__WORK INSTRUCTIONS__.
Copy out the listing that follows, exact in every word, and skip the images.

__DATA SECTION__.
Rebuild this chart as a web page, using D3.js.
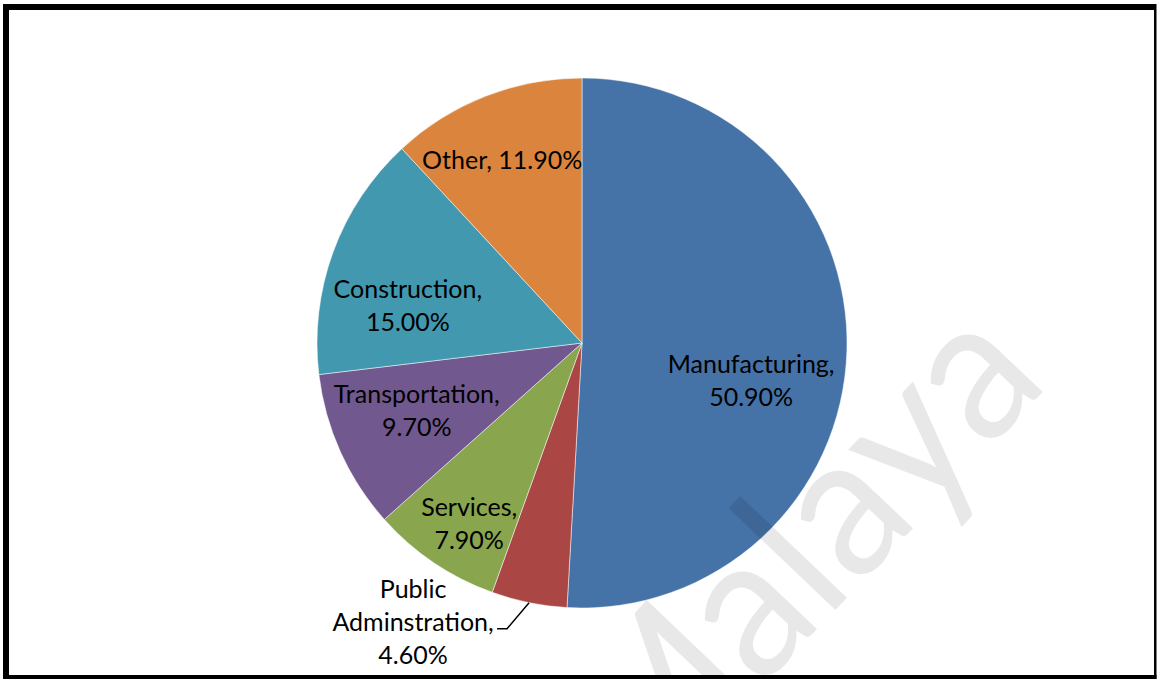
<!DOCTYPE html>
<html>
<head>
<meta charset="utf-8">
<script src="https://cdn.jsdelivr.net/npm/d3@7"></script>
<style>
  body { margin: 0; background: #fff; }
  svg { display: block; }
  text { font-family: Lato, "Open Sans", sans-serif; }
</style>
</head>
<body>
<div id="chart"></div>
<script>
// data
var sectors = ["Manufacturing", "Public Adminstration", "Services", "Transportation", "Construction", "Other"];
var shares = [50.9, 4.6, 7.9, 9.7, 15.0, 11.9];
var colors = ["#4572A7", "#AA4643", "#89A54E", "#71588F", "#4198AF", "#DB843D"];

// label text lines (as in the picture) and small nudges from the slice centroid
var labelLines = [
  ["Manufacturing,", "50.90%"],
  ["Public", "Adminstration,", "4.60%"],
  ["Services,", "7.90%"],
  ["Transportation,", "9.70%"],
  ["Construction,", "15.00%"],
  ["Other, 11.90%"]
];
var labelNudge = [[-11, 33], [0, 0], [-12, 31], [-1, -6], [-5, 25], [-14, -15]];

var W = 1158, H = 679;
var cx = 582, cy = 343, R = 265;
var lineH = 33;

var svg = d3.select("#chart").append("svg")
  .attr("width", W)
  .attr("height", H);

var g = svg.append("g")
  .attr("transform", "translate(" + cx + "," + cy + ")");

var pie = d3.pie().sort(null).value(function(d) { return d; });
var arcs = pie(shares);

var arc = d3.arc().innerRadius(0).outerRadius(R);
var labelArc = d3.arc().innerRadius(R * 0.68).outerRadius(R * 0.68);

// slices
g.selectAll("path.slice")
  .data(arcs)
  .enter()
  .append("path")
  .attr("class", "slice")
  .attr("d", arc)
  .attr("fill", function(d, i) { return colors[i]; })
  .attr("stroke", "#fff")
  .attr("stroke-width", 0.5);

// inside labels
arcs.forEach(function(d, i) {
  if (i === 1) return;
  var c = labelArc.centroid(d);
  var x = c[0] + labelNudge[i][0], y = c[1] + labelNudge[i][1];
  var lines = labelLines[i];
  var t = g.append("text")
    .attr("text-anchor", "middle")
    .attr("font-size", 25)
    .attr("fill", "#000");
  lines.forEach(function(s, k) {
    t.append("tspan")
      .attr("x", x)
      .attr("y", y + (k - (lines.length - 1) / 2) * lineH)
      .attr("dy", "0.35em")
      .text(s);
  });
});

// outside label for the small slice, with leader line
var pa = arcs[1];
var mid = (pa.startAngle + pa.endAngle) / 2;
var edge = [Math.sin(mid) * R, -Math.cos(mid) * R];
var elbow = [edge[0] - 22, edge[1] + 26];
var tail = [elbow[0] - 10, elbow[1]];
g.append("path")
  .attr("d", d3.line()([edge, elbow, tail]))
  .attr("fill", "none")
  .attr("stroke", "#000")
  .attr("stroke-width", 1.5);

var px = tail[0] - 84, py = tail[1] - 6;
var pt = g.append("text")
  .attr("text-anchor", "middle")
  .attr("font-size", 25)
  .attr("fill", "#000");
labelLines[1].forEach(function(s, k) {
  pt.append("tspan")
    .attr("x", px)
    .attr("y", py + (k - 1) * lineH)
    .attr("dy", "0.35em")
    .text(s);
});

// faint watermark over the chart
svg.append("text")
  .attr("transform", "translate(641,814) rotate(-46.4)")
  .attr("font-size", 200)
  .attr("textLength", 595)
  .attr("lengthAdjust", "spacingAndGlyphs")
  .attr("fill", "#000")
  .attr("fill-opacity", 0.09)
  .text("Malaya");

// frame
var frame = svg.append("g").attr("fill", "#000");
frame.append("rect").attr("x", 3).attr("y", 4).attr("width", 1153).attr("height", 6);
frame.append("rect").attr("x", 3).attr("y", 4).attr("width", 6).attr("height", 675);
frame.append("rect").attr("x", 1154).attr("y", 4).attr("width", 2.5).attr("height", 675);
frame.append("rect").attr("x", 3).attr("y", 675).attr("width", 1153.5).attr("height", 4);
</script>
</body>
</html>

__RESULT OF THIS EXERCISE__.
Rebuild this chart as a web page, using D3.js.
<!DOCTYPE html>
<html>
<head>
<meta charset="utf-8">
<script src="https://cdn.jsdelivr.net/npm/d3@7"></script>
<style>
  body { margin: 0; background: #fff; }
  svg { display: block; }
  text { font-family: Lato, "Open Sans", sans-serif; }
</style>
</head>
<body>
<div id="chart"></div>
<script>
// data
var sectors = ["Manufacturing", "Public Adminstration", "Services", "Transportation", "Construction", "Other"];
var shares = [50.9, 4.6, 7.9, 9.7, 15.0, 11.9];
var colors = ["#4572A7", "#AA4643", "#89A54E", "#71588F", "#4198AF", "#DB843D"];

// label text lines (as in the picture) and small nudges from the slice centroid
var labelLines = [
  ["Manufacturing,", "50.90%"],
  ["Public", "Adminstration,", "4.60%"],
  ["Services,", "7.90%"],
  ["Transportation,", "9.70%"],
  ["Construction,", "15.00%"],
  ["Other, 11.90%"]
];
var labelNudge = [[-11, 33], [0, 0], [-12, 31], [-1, -6], [-5, 25], [-14, -15]];

var W = 1158, H = 679;
var cx = 582, cy = 343, R = 265;
var lineH = 33;

var svg = d3.select("#chart").append("svg")
  .attr("width", W)
  .attr("height", H);

var g = svg.append("g")
  .attr("transform", "translate(" + cx + "," + cy + ")");

var pie = d3.pie().sort(null).value(function(d) { return d; });
var arcs = pie(shares);

var arc = d3.arc().innerRadius(0).outerRadius(R);
var labelArc = d3.arc().innerRadius(R * 0.68).outerRadius(R * 0.68);

// slices
g.selectAll("path.slice")
  .data(arcs)
  .enter()
  .append("path")
  .attr("class", "slice")
  .attr("d", arc)
  .attr("fill", function(d, i) { return colors[i]; })
  .attr("stroke", "#fff")
  .attr("stroke-width", 0.5);

// inside labels
arcs.forEach(function(d, i) {
  if (i === 1) return;
  var c = labelArc.centroid(d);
  var x = c[0] + labelNudge[i][0], y = c[1] + labelNudge[i][1];
  var lines = labelLines[i];
  var t = g.append("text")
    .attr("text-anchor", "middle")
    .attr("font-size", 25)
    .attr("fill", "#000");
  lines.forEach(function(s, k) {
    t.append("tspan")
      .attr("x", x)
      .attr("y", y + (k - (lines.length - 1) / 2) * lineH)
      .attr("dy", "0.35em")
      .text(s);
  });
});

// outside label for the small slice, with leader line
var pa = arcs[1];
var mid = (pa.startAngle + pa.endAngle) / 2;
var edge = [Math.sin(mid) * R, -Math.cos(mid) * R];
var elbow = [edge[0] - 22, edge[1] + 26];
var tail = [elbow[0] - 10, elbow[1]];
g.append("path")
  .attr("d", d3.line()([edge, elbow, tail]))
  .attr("fill", "none")
  .attr("stroke", "#000")
  .attr("stroke-width", 1.5);

var px = tail[0] - 84, py = tail[1] - 6;
var pt = g.append("text")
  .attr("text-anchor", "middle")
  .attr("font-size", 25)
  .attr("fill", "#000");
labelLines[1].forEach(function(s, k) {
  pt.append("tspan")
    .attr("x", px)
    .attr("y", py + (k - 1) * lineH)
    .attr("dy", "0.35em")
    .text(s);
});

// faint watermark over the chart
svg.append("text")
  .attr("transform", "translate(641,814) rotate(-46.4)")
  .attr("font-size", 200)
  .attr("textLength", 595)
  .attr("lengthAdjust", "spacingAndGlyphs")
  .attr("fill", "#000")
  .attr("fill-opacity", 0.09)
  .text("Malaya");

// frame
var frame = svg.append("g").attr("fill", "#000");
frame.append("rect").attr("x", 3).attr("y", 4).attr("width", 1153).attr("height", 6);
frame.append("rect").attr("x", 3).attr("y", 4).attr("width", 6).attr("height", 675);
frame.append("rect").attr("x", 1154).attr("y", 4).attr("width", 2.5).attr("height", 675);
frame.append("rect").attr("x", 3).attr("y", 675).attr("width", 1153.5).attr("height", 4);
</script>
</body>
</html>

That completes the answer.